• _Dataset extract_:
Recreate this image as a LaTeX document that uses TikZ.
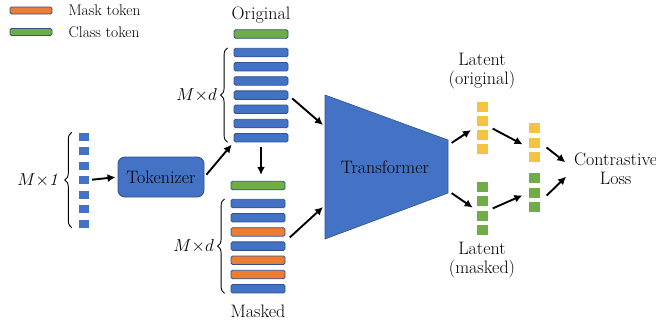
\documentclass[tikz,border=0pt]{standalone}
\usepackage{tikz}
\usetikzlibrary{positioning}
\usetikzlibrary{arrows.meta}
\usetikzlibrary{decorations.pathreplacing}

\definecolor{tokblue}{HTML}{4472C4}
\definecolor{edgeblue}{HTML}{2F528F}
\definecolor{maskor}{HTML}{ED7D31}
\definecolor{clsgreen}{HTML}{70AD47}
\definecolor{latyel}{HTML}{F6C242}

\begin{document}
\begin{tikzpicture}
  [
    x=1pt, y=-1pt,
    every node/.style={font=\fontsize{18}{19}\selectfont},
    legtext/.style={anchor=west, font=\fontsize{15.5}{18}\selectfont},
    bar/.style={draw=edgeblue, line width=0.8pt, rounded corners=1.5pt,
      minimum width=54pt, minimum height=8.5pt, inner sep=0pt},
    sq/.style={minimum width=11pt, minimum height=10pt, inner sep=0pt},
    flow/.style={draw=black, line width=1.9pt, -{Latex[length=8pt,width=8pt]}},
    curly/.style={decorate, decoration={brace, amplitude=7pt}, line width=0.9pt}
  ]
  \useasboundingbox (0,0) rectangle (656,325);

  % legend
  \node (legor) [bar, fill=maskor, minimum width=42pt, minimum height=7pt] at (31,10.5) {};
  \node (leggr) [bar, fill=clsgreen, minimum width=42pt, minimum height=7pt] at (31,32) {};
  \node (legm) [legtext] at (65,10) {Mask token};
  \node (legc) [legtext] at (65,32) {Class token};

  % input sequence
  \foreach \i in {1,...,7}
    \node (in\i) [sq, fill=tokblue, minimum width=10pt, minimum height=8pt]
      at (84, {136.5+(\i-1)*14.5}) {};
  \draw [curly] ([xshift=-7pt]in7.south west) -- ([xshift=-7pt]in1.north west)
    node [midway, left=8pt] (lin) {$M{\times}\mathit{1}$};

  \node (tok) at (161,177) [fill=tokblue, draw=edgeblue, line width=0.9pt,
    rounded corners=7pt, minimum width=86pt, minimum height=40pt] {Tokenizer};

  % original tokens
  \node (lorig) at (261,15) {Original};
  \node (o0) [bar, fill=clsgreen] at (261,34) {};
  \foreach \i in {1,...,7}
    \node (o\i) [bar, fill=tokblue] at (261, {52.5+(\i-1)*14.2}) {};
  \draw [curly] ([xshift=-6pt]o7.south west) -- ([xshift=-6pt]o1.north west)
    node [midway, left=7pt] (lo) {$M{\times}d$};

  % masked tokens
  \node (m0) [bar, fill=clsgreen] at (258,185.5) {};
  \foreach \c [count=\i] in {tokblue,tokblue,maskor,tokblue,maskor,maskor,tokblue}
    \node (m\i) [bar, fill=\c] at (258, {203.5+(\i-1)*14.2}) {};
  \draw [curly] ([xshift=-6pt]m7.south west) -- ([xshift=-6pt]m1.north west)
    node [midway, left=7pt] (lm) {$M{\times}d$};
  \node (lmask) at (258,311) {Masked};

  % transformer
  \draw [fill=tokblue, draw=edgeblue, line width=0.6pt]
    (325,95) -- (448,140) -- (448,193) -- (325,239) -- cycle;
  \node (tf) at (385,167) {Transformer};
  \coordinate (tin1) at (323,125);
  \coordinate (tin2) at (323,207);
  \coordinate (tout1) at (450,144);
  \coordinate (tout2) at (450,192);

  % latents
  \node (llo) [align=center] at (482,71) {Latent\\(original)};
  \foreach \i in {1,...,4}
    \node (lo\i) [sq, fill=latyel] at (482.5, {107+(\i-1)*14}) {};
  \foreach \i in {1,...,4}
    \node (lg\i) [sq, fill=clsgreen] at (482.5, {187+(\i-1)*14.3}) {};
  \node (llm) [align=center] at (482,260) {Latent\\(masked)};

  \foreach \i in {1,...,3}
    \node (ry\i) [sq, fill=latyel] at (534.5, {128+(\i-1)*14.5}) {};
  \foreach \i in {1,...,3}
    \node (rg\i) [sq, fill=clsgreen] at (534.5, {178+(\i-1)*14.5}) {};

  \node (loss) [anchor=west, align=center, inner sep=0pt] at (574,169) {Contrastive\\Loss};

  % arrows
  \draw [flow, shorten <=3pt, shorten >=2pt] (in4.east) -- (tok.west);
  \draw [flow, shorten <=3pt, shorten >=3pt] (tok.east) -- (o7.south west);
  \draw [flow, shorten <=5pt, shorten >=6pt] (o7.south) -- (o7.south |- m0.north);
  \draw [flow, shorten <=5pt] (o4.east) -- (tin1);
  \draw [flow, shorten <=6pt] (m4.north east) -- (tin2);
  \draw [flow, shorten <=2pt, shorten >=7pt] (tout1) -- (lo2.south west);
  \draw [flow, shorten <=2pt, shorten >=5pt] (tout2) -- (lg3.north west);
  \draw [flow, shorten <=5pt, shorten >=7pt] (lo2.south east) -- (ry2.south west);
  \draw [flow, shorten <=5pt, shorten >=7pt] (lg3.north east) -- (rg2.west);
  \draw [flow, shorten <=8pt, shorten >=11pt] (ry2.east) -- (loss.west);
  \draw [flow, shorten <=9pt, shorten >=11pt] (rg3.north east) -- (loss.west);
\end{tikzpicture}
\end{document}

• _Problem to solve_: Except for the pictures, print the data above exactly.

• _Solution for this problem_:
Recreate this image as a LaTeX document that uses TikZ.
\documentclass[tikz,border=0pt]{standalone}
\usepackage{tikz}
\usetikzlibrary{positioning}
\usetikzlibrary{arrows.meta}
\usetikzlibrary{decorations.pathreplacing}

\definecolor{tokblue}{HTML}{4472C4}
\definecolor{edgeblue}{HTML}{2F528F}
\definecolor{maskor}{HTML}{ED7D31}
\definecolor{clsgreen}{HTML}{70AD47}
\definecolor{latyel}{HTML}{F6C242}

\begin{document}
\begin{tikzpicture}
  [
    x=1pt, y=-1pt,
    every node/.style={font=\fontsize{18}{19}\selectfont},
    legtext/.style={anchor=west, font=\fontsize{15.5}{18}\selectfont},
    bar/.style={draw=edgeblue, line width=0.8pt, rounded corners=1.5pt,
      minimum width=54pt, minimum height=8.5pt, inner sep=0pt},
    sq/.style={minimum width=11pt, minimum height=10pt, inner sep=0pt},
    flow/.style={draw=black, line width=1.9pt, -{Latex[length=8pt,width=8pt]}},
    curly/.style={decorate, decoration={brace, amplitude=7pt}, line width=0.9pt}
  ]
  \useasboundingbox (0,0) rectangle (656,325);

  % legend
  \node (legor) [bar, fill=maskor, minimum width=42pt, minimum height=7pt] at (31,10.5) {};
  \node (leggr) [bar, fill=clsgreen, minimum width=42pt, minimum height=7pt] at (31,32) {};
  \node (legm) [legtext] at (65,10) {Mask token};
  \node (legc) [legtext] at (65,32) {Class token};

  % input sequence
  \foreach \i in {1,...,7}
    \node (in\i) [sq, fill=tokblue, minimum width=10pt, minimum height=8pt]
      at (84, {136.5+(\i-1)*14.5}) {};
  \draw [curly] ([xshift=-7pt]in7.south west) -- ([xshift=-7pt]in1.north west)
    node [midway, left=8pt] (lin) {$M{\times}\mathit{1}$};

  \node (tok) at (161,177) [fill=tokblue, draw=edgeblue, line width=0.9pt,
    rounded corners=7pt, minimum width=86pt, minimum height=40pt] {Tokenizer};

  % original tokens
  \node (lorig) at (261,15) {Original};
  \node (o0) [bar, fill=clsgreen] at (261,34) {};
  \foreach \i in {1,...,7}
    \node (o\i) [bar, fill=tokblue] at (261, {52.5+(\i-1)*14.2}) {};
  \draw [curly] ([xshift=-6pt]o7.south west) -- ([xshift=-6pt]o1.north west)
    node [midway, left=7pt] (lo) {$M{\times}d$};

  % masked tokens
  \node (m0) [bar, fill=clsgreen] at (258,185.5) {};
  \foreach \c [count=\i] in {tokblue,tokblue,maskor,tokblue,maskor,maskor,tokblue}
    \node (m\i) [bar, fill=\c] at (258, {203.5+(\i-1)*14.2}) {};
  \draw [curly] ([xshift=-6pt]m7.south west) -- ([xshift=-6pt]m1.north west)
    node [midway, left=7pt] (lm) {$M{\times}d$};
  \node (lmask) at (258,311) {Masked};

  % transformer
  \draw [fill=tokblue, draw=edgeblue, line width=0.6pt]
    (325,95) -- (448,140) -- (448,193) -- (325,239) -- cycle;
  \node (tf) at (385,167) {Transformer};
  \coordinate (tin1) at (323,125);
  \coordinate (tin2) at (323,207);
  \coordinate (tout1) at (450,144);
  \coordinate (tout2) at (450,192);

  % latents
  \node (llo) [align=center] at (482,71) {Latent\\(original)};
  \foreach \i in {1,...,4}
    \node (lo\i) [sq, fill=latyel] at (482.5, {107+(\i-1)*14}) {};
  \foreach \i in {1,...,4}
    \node (lg\i) [sq, fill=clsgreen] at (482.5, {187+(\i-1)*14.3}) {};
  \node (llm) [align=center] at (482,260) {Latent\\(masked)};

  \foreach \i in {1,...,3}
    \node (ry\i) [sq, fill=latyel] at (534.5, {128+(\i-1)*14.5}) {};
  \foreach \i in {1,...,3}
    \node (rg\i) [sq, fill=clsgreen] at (534.5, {178+(\i-1)*14.5}) {};

  \node (loss) [anchor=west, align=center, inner sep=0pt] at (574,169) {Contrastive\\Loss};

  % arrows
  \draw [flow, shorten <=3pt, shorten >=2pt] (in4.east) -- (tok.west);
  \draw [flow, shorten <=3pt, shorten >=3pt] (tok.east) -- (o7.south west);
  \draw [flow, shorten <=5pt, shorten >=6pt] (o7.south) -- (o7.south |- m0.north);
  \draw [flow, shorten <=5pt] (o4.east) -- (tin1);
  \draw [flow, shorten <=6pt] (m4.north east) -- (tin2);
  \draw [flow, shorten <=2pt, shorten >=7pt] (tout1) -- (lo2.south west);
  \draw [flow, shorten <=2pt, shorten >=5pt] (tout2) -- (lg3.north west);
  \draw [flow, shorten <=5pt, shorten >=7pt] (lo2.south east) -- (ry2.south west);
  \draw [flow, shorten <=5pt, shorten >=7pt] (lg3.north east) -- (rg2.west);
  \draw [flow, shorten <=8pt, shorten >=11pt] (ry2.east) -- (loss.west);
  \draw [flow, shorten <=9pt, shorten >=11pt] (rg3.north east) -- (loss.west);
\end{tikzpicture}
\end{document}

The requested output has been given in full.